All of lore.kernel.org
 help / color / mirror / Atom feed
From: "D. Wythe" <alibuda@linux.alibaba.com>
To: kgraul@linux.ibm.com
Cc: kuba@kernel.org, davem@davemloft.net, netdev@vger.kernel.org,
	linux-s390@vger.kernel.org, linux-rdma@vger.kernel.org
Subject: [RFC net-next] net/smc:introduce 1RTT to SMC
Date: Tue, 24 May 2022 14:52:07 +0800	[thread overview]
Message-ID: <1653375127-130233-1-git-send-email-alibuda@linux.alibaba.com> (raw)

From: "D. Wythe" <alibuda@linux.alibaba.com>

Hi Karsten,

We are promoting SMC-R to the field of cloud computing, dues to the
particularity of business on the cloud, the scale and the types of
customer applications are unpredictable. As a participant of SMC-R, we
also hope that SMC-R can cover more application scenarios. Therefore,
many connection problems are exposed during this time. There are two
main issue, one is that the establishment of a single connection takes
longer than that of the TCP, another is that the degree of concurrency
is low under multi-connection processing. This patch set is mainly
optimized for the first issue, and the follow-up of the second issue
will be synchronized in the future.

In terms of communication process, under current implement, a TCP
three-way handshake only needs 1-RTT time, while SMC-R currently
requires 4-RTT times, including 2-RTT over IP(TCP handshake, SMC
proposal & accept ) and 2-RTT over IB ( two times RKEY exchange), which
is most influential factor affecting connection established time at the
moment.

We have noticed that single network interface card is mainstream on the
cloud, dues to the advantages of cloud deployment costs and the cloud's
own disaster recovery support. On the other hand, the emergence of RoCE
LAG technology makes us no longer need to deal with multiple RDMA
network interface cards by ourselves,  just like NIC bonding does. In
Alibaba, Roce LAG is widely used for RDMA.

In that case, SMC-R have only one single link, if so, the RKEY LLC
messages that to perform information exchange in all links are no longer
needed, the SMC Proposal & accept has already complete the exchange of
all information needed. So we think that we can remove the RKEY exchange
in that case, which will save us 2-RTT over IB. We call it as SMC-R 2-RTT.

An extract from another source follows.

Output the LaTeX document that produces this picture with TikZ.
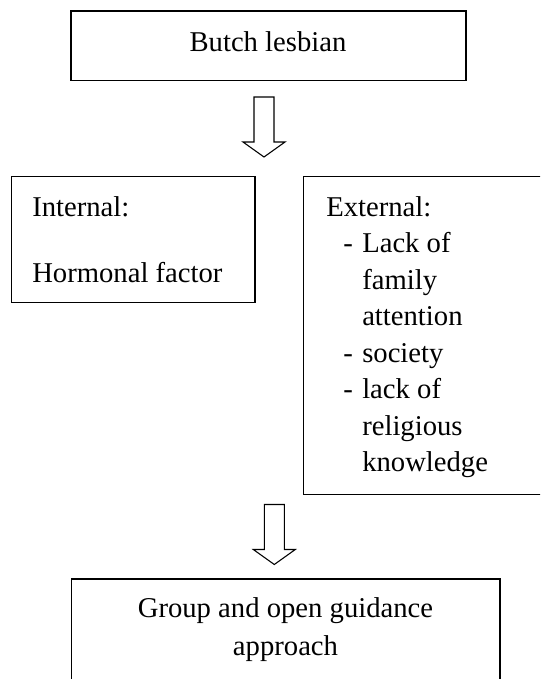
\documentclass[tikz,border=0pt]{standalone}
\usepackage{fontspec}
\setmainfont{Liberation Serif}
\begin{document}
\begin{tikzpicture}[x=0.75pt,y=-0.75pt,
  box/.style={draw=black, line width=1pt, fill=none, inner sep=0pt, rectangle},
  txt/.style={inner sep=0pt, font=\fontsize{21.5pt}{27.4pt}\selectfont},
  blockarrow/.pic={\draw[line width=0.8pt, line join=miter, fill=white]
     (-10,0) -- (10,0) -- (10,45) -- (21,45) -- (0,60) -- (-21,45) -- (-10,45) -- cycle;}]
\clip (0,0) rectangle (540,679);
\fill[white] (0,0) rectangle (540,679);
% boxes
\node[box, minimum width=296.25pt, minimum height=52.3pt] (top) at (268.5,45.85) {};
\node[box, minimum width=182.6pt, minimum height=94.5pt] (int) at (133.25,239.7) {};
\node[box, minimum width=192.5pt, minimum height=238.5pt] (ext) at (431.65,335.7) {};
\node[box, minimum width=321.3pt, minimum height=90.75pt] (bot) at (285.8,639.5) {};
% arrows
\pic at (264,97) {blockarrow};
\pic at (274.3,504.5) {blockarrow};
% texts
\node[txt, anchor=base] (t1) at (268,51) {Butch lesbian};
\node[txt, anchor=base west] (i1) at (32,216) {Internal:};
\node[txt, anchor=base west] (i2) at (32,282) {Hormonal factor};
\node[txt, anchor=base west] (e0) at (326,216) {External:};
\node[txt, anchor=base west] (d1) at (343,252.5) {-};
\node[txt, anchor=base west] (e1) at (362,252.5) {Lack of};
\node[txt, anchor=base west] (e2) at (362,289) {family};
\node[txt, anchor=base west] (e3) at (362,325.5) {attention};
\node[txt, anchor=base west] (d2) at (343,362) {-};
\node[txt, anchor=base west] (e4) at (362,362) {society};
\node[txt, anchor=base west] (d3) at (343,398.5) {-};
\node[txt, anchor=base west] (e5) at (362,398.5) {lack of};
\node[txt, anchor=base west] (e6) at (362,435) {religious};
\node[txt, anchor=base west] (e7) at (362,471.5) {knowledge};
\node[txt, anchor=base] (b1) at (285.5,617) {Group and open guidance};
\node[txt, anchor=base] (b2) at (285.5,655) {approach};
\end{tikzpicture}
\end{document}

On the other hand, we can use TCP fast open, carry the SMC proposal data
by TCP SYN message, reduce the time that the SMC waits for the TCP
connection to be established. This will save us another 1-RTT over IP.

Based on the above two viewpoints, in this scenario, we can compress the
communication process of SMC-R into 1-RTT over IP, so that we can
theoretically obtain a time close to that of TCP connection
establishment. We call it as SMC-R 1-RTT. Of course, the specific results
will also be affected by the implementation.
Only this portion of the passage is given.